Pseudocertainty Effect
The tendency to treat an outcome as certain when it's merely probable, especially when framed as eliminating risk. Perceived certainty distorts decisions.
Recursion
Tautology
When something is defined in terms of itself — a function that calls itself, a story within a story. A powerful pattern in computing, mathematics, and thought.
Regression Toward the Mean
The statistical tendency that for any event where luck or probability plays a role, the extreme outcomes are followed by outcomes closer to the actual average.
S Curve
Sigmoid Function · Logistic Curve
A mathematical curve shaped like the letter S — starting slow, accelerating through a rapid growth phase, then leveling off at a natural limit. It describes technology adoption, population growth, learning curves, and many other natural processes.
Sampling Bias
A bias in which a sample is collected in such a way that some members of the intended population are less likely to be included than others, which results in a biased sample (a non-random sample of a population (or non-human factors) in which all individuals, or instances, were not equally likely to have been selected).
Selection Bias
Sampling Bias
The selection of individuals, groups or data for analysis in such a way that proper randomization is not achieved, thereby ensuring that the sample obtained is not representative of the population intended to be analyzed.
Self-Similarity
In mathematics, the characteristic of something being exactly or approximately similar to a part of itself (i.e. the whole has the same shape as one or more of the parts). Many objects in the real world, such as coastlines, are statistically self-similar, as parts of them show the same statistical properties at many scales.
Simpson's Paradox
Low Birth-Weight Paradox
A problem in statistics where trends appear in different groups of data but disappear (or even reverse) when these groups are combined.
Stochastic
A process or system that is inherently random or involves unpredictability.

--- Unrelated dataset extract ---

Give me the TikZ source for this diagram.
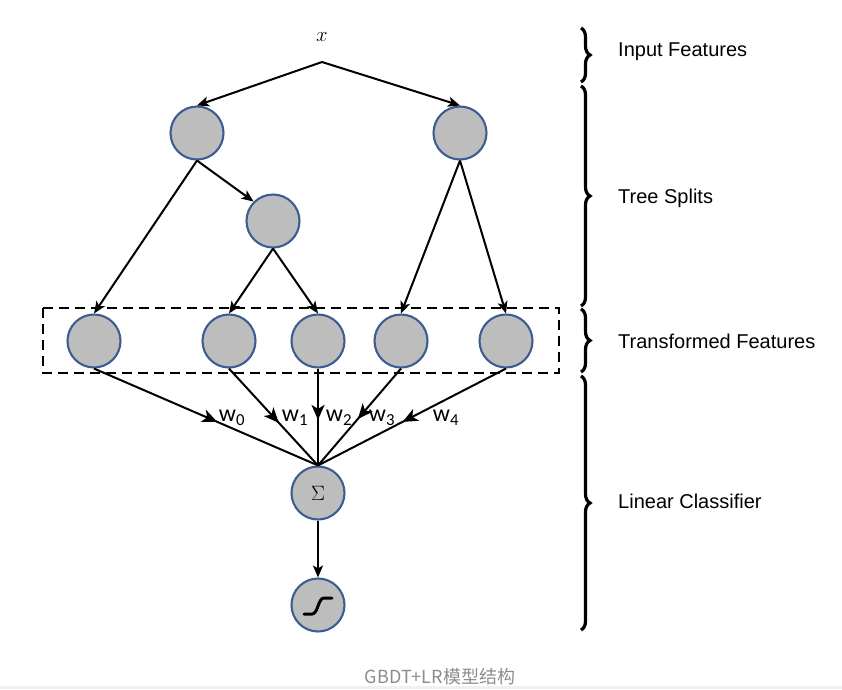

Stochastic Volatility Models
Models where the variance of a stochastic process is itself randomly distributed — used in the field of mathematical finance to evaluate derivative securities, such as options.
Streetlight Effect
Drunkard's Search
The tendency to search for answers only where it's easiest to look, rather than where they're most likely to be found. Named after the joke about a man looking for lost keys under a streetlight because "that's where the light is."
Subadditivity Effect
The tendency to judge the probability of an overall event as less than the sum of its component parts — leading to probability estimates that add up to more than 100%.
Subway Uncertainty vs Coconut Uncertainty
A framework for two kinds of risk: subway uncertainty covers predictable, quantifiable variability (your commute might be late, but within bounds), while coconut uncertainty covers rare, unforeseeable events that defy statistical modeling.
Survivorship Bias
A focus on the examples that survive some process while accidentally overlooking those that did not survive — because they are no longer visible.
Systematic Bias
Systematic Error
The inherent tendency of a process to support particular outcomes — generally referring to human systems such as institutions, but also the bias in non-human systems (such as measurement instruments or mathematical models) that leads to systematic error in measurements or estimates.
Tail Distributions
Set of probability distributions that display particular characteristics, owing to their statistical makeup, such as a or 'fat-tailed' distribution, meaning they decay like a power law, or a 'normal' tail which follows the normal distribution.
Type I and Type II Errors
False Positives Vs. False Negatives
In statistical hypothesis testing, a Type I Error is the rejection of a true null hypothesis (also known as a "false positive" finding), while a Type II Error is failing to reject a false null hypothesis (also known as a "false negative" finding).
Zipf's Law
The observation that given a large sample of words used, the frequency of any word is inversely proportional to its rank in the frequency table. Therefore, the most frequent word will occur about twice as often as the second most frequent word, three times as often as the third most frequent word, etc.